There is an absence of homosocial tactility in art produced in Bengal.  As far Indian art is concerned the only artist who deals with man-to-man tactility is Bhupen Khakhar, but the tactility represented in his paintings are redolent of overt or covert homosexuality, which is the result of his knowledge of English, of course. In My Dear Friend (1983) the two male lovers hold hands, but in private. In his most famous painting Man with a Bouquet of Plastic Flowers (1976) there are homosocial groups towards the right of the central figure, but even in these groups there is no touching. There is touching in Seva (1986),

How and why is rampant, enthusiastic homosocial tactility culturally acceptable in the realm of sport? The uninhibited embracing of a goal-scorer by his teammates is not regarded as being problematic because the football field has been so discursively sanitised and declared innocent of the homoerotic that the post-goal homosocial tactility among the members of a team is not seen as posing any kind of threat to the unimpeachable heterosexual nature of the football field. The football field, or indeed any other sporting site is assumed to be hegemonically and eternally masculine. So homosocial tactility is not seen as a threat to its ontology.  But even here it has been noted that non-English teams are much more homosocially tactile than the English team. Irani Chatterjee is a dietitian to sportspersons and she regularly associates with personal trainers across India. She says that she notices a distinct difference between the ways in which English-spoken and non-English-spoken gym trainers interact with their clients. Those who speak in English will only speak out their instructions and they try to keep their physical contact with clients to the bare minimum. Whereas those who instruct in, say Bengali or Hindi, think nothing of establishing repeated physical contact with their clients.

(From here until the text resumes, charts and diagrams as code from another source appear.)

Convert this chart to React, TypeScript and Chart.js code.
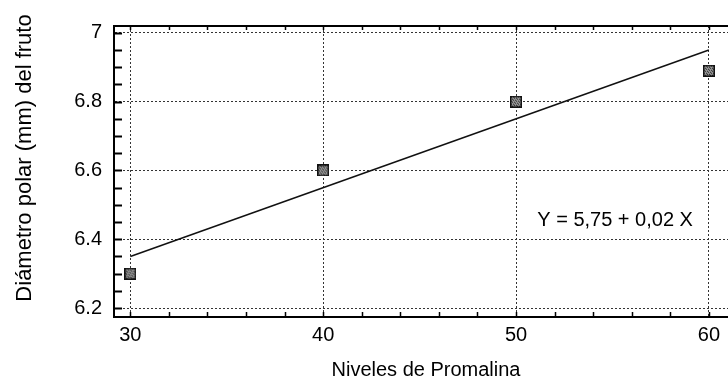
import React, { useEffect, useRef } from 'react';
import { Chart, registerables } from 'chart.js';

Chart.register(...registerables);

// ---- data ----
const xTickValues = [30, 40, 50, 60];
const yTickValues = [6.2, 6.4, 6.6, 6.8, 7];
const promalinaLevels = [30, 40, 50, 60];
const polarDiameter = [6.3, 6.6, 6.8, 6.89];
const fitLevels = [30, 60];
const fitDiameter = [6.35, 6.95];
const equationLabel = 'Y = 5,75 + 0,02 X';
const xTitle = 'Niveles de Promalina';
const yTitle = 'Diámetro polar (mm) del fruto';
const xMinorStep = 2;
const yMinorStep = 0.05;

const FONT = '"Liberation Sans", Arial, sans-serif';

function makeMarker(): HTMLCanvasElement {
  const c = document.createElement('canvas');
  c.width = 12;
  c.height = 12;
  const g = c.getContext('2d')!;
  g.fillStyle = '#9a9a9a';
  g.fillRect(0, 0, 12, 12);
  g.fillStyle = '#222';
  for (let i = 0; i < 12; i++) {
    for (let j = 0; j < 12; j++) {
      if ((i * 3 + j * 5) % 7 < 2) g.fillRect(i, j, 1, 1);
    }
  }
  g.strokeStyle = '#111';
  g.lineWidth = 1.5;
  g.strokeRect(0.75, 0.75, 10.5, 10.5);
  return c;
}

const framePlugin = {
  id: 'frameAndText',
  afterDraw(chart: any) {
    const { ctx, chartArea: a, scales } = chart;
    const x = scales.x;
    const y = scales.y;
    ctx.save();
    ctx.strokeStyle = '#000';
    ctx.lineWidth = 2;
    ctx.beginPath();
    ctx.moveTo(a.left, a.top);
    ctx.lineTo(a.right, a.top);
    ctx.stroke();

    // minor ticks on left axis (inward)
    ctx.lineWidth = 2;
    const y0 = Math.ceil(y.min / yMinorStep - 1e-6);
    const y1 = Math.floor(y.max / yMinorStep + 1e-6);
    for (let i = y0; i <= y1; i++) {
      const py = Math.round(y.getPixelForValue(i * yMinorStep)) + 0.5;
      ctx.beginPath();
      ctx.moveTo(a.left, py);
      ctx.lineTo(a.left + 8, py);
      ctx.stroke();
    }
    // minor ticks on bottom & top (inward)
    ctx.lineWidth = 1.5;
    const x0 = Math.ceil(x.min / xMinorStep - 1e-6);
    const x1 = Math.floor(x.max / xMinorStep + 1e-6);
    for (let i = x0; i <= x1; i++) {
      const px = Math.round(x.getPixelForValue(i * xMinorStep)) + 0.5;
      ctx.beginPath();
      ctx.moveTo(px, a.bottom);
      ctx.lineTo(px, a.bottom - 5);
      ctx.moveTo(px, a.top);
      ctx.lineTo(px, a.top + 4);
      ctx.stroke();
    }

    // equation
    ctx.fillStyle = '#000';
    ctx.font = `20px ${FONT}`;
    ctx.textAlign = 'left';
    ctx.textBaseline = 'alphabetic';
    ctx.fillText(equationLabel, x.getPixelForValue(51.1), y.getPixelForValue(6.4385));

    // axis titles
    ctx.font = `20px ${FONT}`;
    ctx.textAlign = 'center';
    ctx.textBaseline = 'middle';
    ctx.fillText(xTitle, 426, 370);

    ctx.font = `22px ${FONT}`;
    ctx.translate(25, 158);
    ctx.rotate(-Math.PI / 2);
    ctx.fillText(yTitle, 0, 0);
    ctx.restore();
  },
};

export default function App() {
  const ref = useRef<HTMLCanvasElement>(null);

  useEffect(() => {
    if (!ref.current) return;
    const marker = makeMarker();
    const chart = new Chart(ref.current, {
      type: 'scatter',
      data: {
        datasets: [
          {
            type: 'line',
            label: 'fit',
            data: fitLevels.map((v, i) => ({ x: v, y: fitDiameter[i] })),
            borderColor: '#111',
            borderWidth: 1.5,
            pointRadius: 0,
            fill: false,
          } as any,
          {
            label: 'obs',
            data: promalinaLevels.map((v, i) => ({ x: v, y: polarDiameter[i] })),
            pointStyle: marker,
            pointRadius: 6,
          },
        ],
      },
      options: {
        animation: false,
        responsive: false,
        maintainAspectRatio: false,
        layout: { padding: { top: 26, left: 0, right: 0, bottom: 0 } },
        plugins: { legend: { display: false }, tooltip: { enabled: false } },
        scales: {
          x: {
            type: 'linear',
            min: 29.154,
            max: 61.25,
            afterBuildTicks: (s: any) => {
              s.ticks = xTickValues.map((v) => ({ value: v }));
            },
            afterFit: (s: any) => {
              s.height = 65;
            },
            ticks: {
              color: '#000',
              font: { family: FONT, size: 20 },
              padding: 6,
              maxRotation: 0,
              callback: (v: any) => String(v),
            },
            grid: {
              color: '#333',
              lineWidth: 1,
              drawTicks: false,
            },
            border: { display: true, color: '#000', width: 2, dash: [2, 2] } as any,
          },
          y: {
            type: 'linear',
            min: 6.174,
            max: 7.02,
            afterBuildTicks: (s: any) => {
              s.ticks = yTickValues.map((v) => ({ value: v }));
            },
            afterFit: (s: any) => {
              s.width = 114;
            },
            ticks: {
              color: '#000',
              font: { family: FONT, size: 20 },
              padding: 12,
              callback: (v: any) => (Math.abs(v - 7) < 1e-9 ? '7' : Number(v).toFixed(1)),
            },
            grid: {
              color: '#333',
              lineWidth: 1,
              drawTicks: false,
            },
            border: { display: true, color: '#000', width: 2, dash: [2, 2] } as any,
          },
        },
      },
      plugins: [framePlugin],
    });
    return () => chart.destroy();
  }, []);

  return (
    <div style={{ position: 'absolute', left: 0, top: 0, width: 728, height: 382, overflow: 'hidden', background: '#fff' }}>
      <canvas ref={ref} width={740} height={382} style={{ display: 'block' }} />
    </div>
  );
}
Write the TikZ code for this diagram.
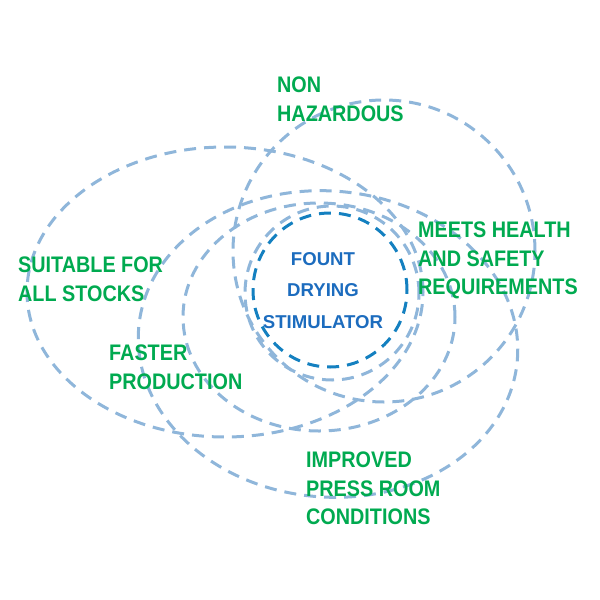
\documentclass[tikz,border=0pt]{standalone}
\usepackage{fontspec}
\newfontfamily\lblfont[FakeStretch=0.88]{Liberation Sans}
\newfontfamily\ctrfont{Liberation Sans}
\definecolor{ringblue}{RGB}{143,182,218}
\definecolor{coreblue}{RGB}{20,128,192}
\definecolor{textblue}{RGB}{28,108,190}
\definecolor{lblgreen}{RGB}{0,170,80}
\tikzset{
  ring/.style={draw=ringblue, line width=3pt, dash pattern=on 12pt off 8pt},
  core/.style={draw=coreblue, line width=3pt, dash pattern=on 12pt off 8pt},
  lbl/.style={text=lblgreen, font=\lblfont\bfseries\fontsize{22.5}{28.5}\selectfont, align=left, anchor=north west, inner sep=0pt},
  ctr/.style={text=textblue, font=\ctrfont\bfseries\fontsize{18.6}{31.5}\selectfont, align=center, anchor=north, inner sep=0pt}
}
\begin{document}
\begin{tikzpicture}[x=1pt,y=-1pt]
\useasboundingbox (0,0) rectangle (600,600);
% outer dashed shapes
\draw[ring] (225,292) ellipse [x radius=198pt, y radius=145pt];
\draw[ring] (384,251) circle [radius=151pt];
\draw[ring, rotate around={-5:(328,344)}] (328,344) ellipse [x radius=190pt, y radius=153pt];
\draw[ring] (319,317) ellipse [x radius=136pt, y radius=114pt];
\draw[ring] (332,293) circle [radius=87pt];
% core circle
\draw[core] (330,290) circle [radius=77pt];
% texts
\node[ctr] (core) at (323,252) {FOUNT\\DRYING\\STIMULATOR};
\node[lbl] (nonhaz) at (277,77) {NON\\HAZARDOUS};
\node[lbl] (meets) at (418,222) {MEETS HEALTH\\AND SAFETY\\REQUIREMENTS};
\node[lbl] (suit) at (18,257) {SUITABLE FOR\\ALL STOCKS};
\node[lbl] (faster) at (109,345) {FASTER\\PRODUCTION};
\node[lbl] (impr) at (306,452) {IMPROVED\\PRESS ROOM\\CONDITIONS};
\end{tikzpicture}
\end{document}
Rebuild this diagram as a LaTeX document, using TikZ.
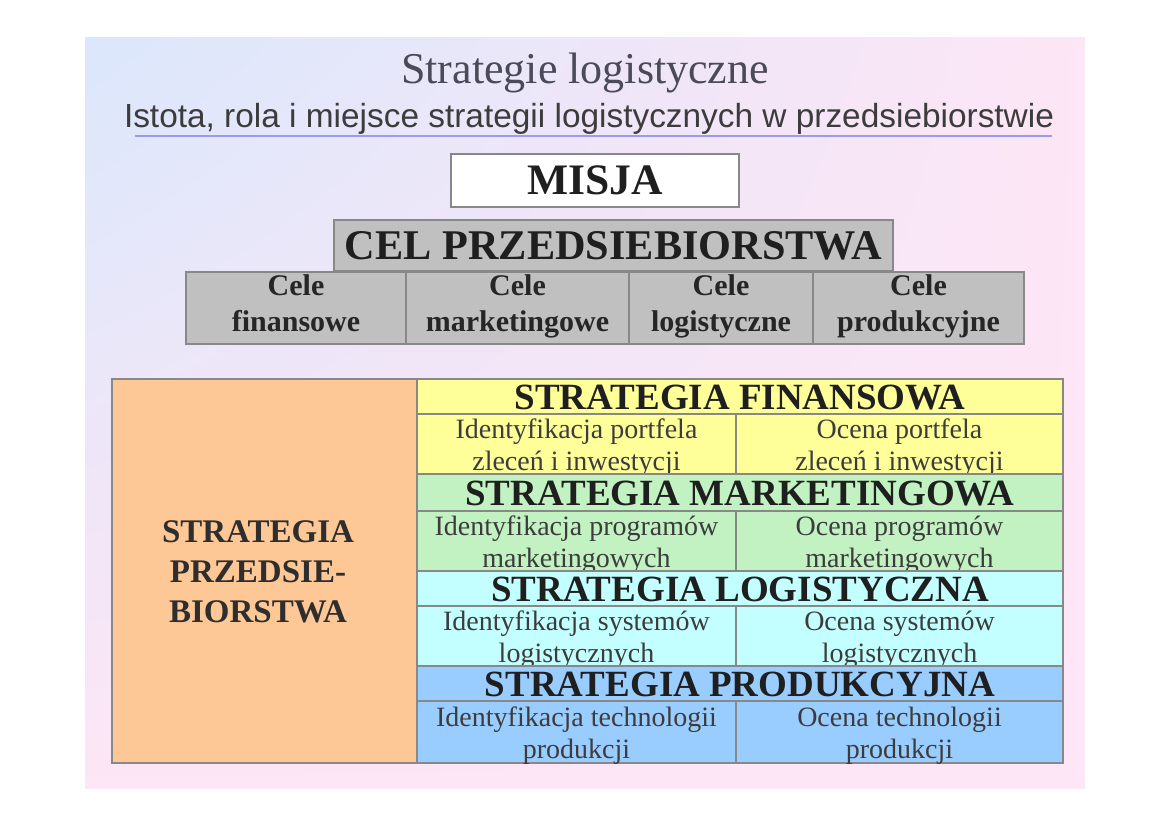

In her book The Body: The Key Concepts (2008) Lisa Blackman speaks of two ways in which the body can be theorised in sociology: microperspectives and macroperspectives.   According to her, microperspectives concentrate on the way in which the self is identified and invented through talk. Microperspectives reify conversational activity and the body is submerged.  Macroperspectives, on the other hand, see the body as the effect of power and discourse, the way in which Michel Foucault theorises the production of identities by power. But is there that much of a difference between the two ways of examining identity formation? And even if there is, I believe that there can be conjunctures where conversational activity and talk can very well be the way through which power covertly produces the ‘docile’ body as theorised by Foucault in his Discipline and Punish (1976). I believe that English exerts a disciplinary power over the male body in Bengal. If, as Foucault says, power produces us by instituting internal forms of self-monitoring and self-regulation and if these forms are inculcated as particular body techniques and practices, then English is one such form.

The English language puts at abeyance the spontaneous tactility of the male in Bengal and institutes itself inside the body of the speaker as a mechanism which ensures that the body is regulated from within, not without. So, the language becomes like an electronic tag that prisoners out on parole wear around their ankles.  Surveillance of the body is embedded in the body.  Over time the body gets used to the mechanism and ceases to regard it as anything other than organic to its existence, something ‘natural.’ In this case the mechanism is English. It was so easy to implant because it promised social, political, cultural and economic empowerment.  But it took away with one hand what it seemingly gave with another.  In return for socio-economic empowerment, the body had to lose its spontaneous tactility, its delight in the human touch.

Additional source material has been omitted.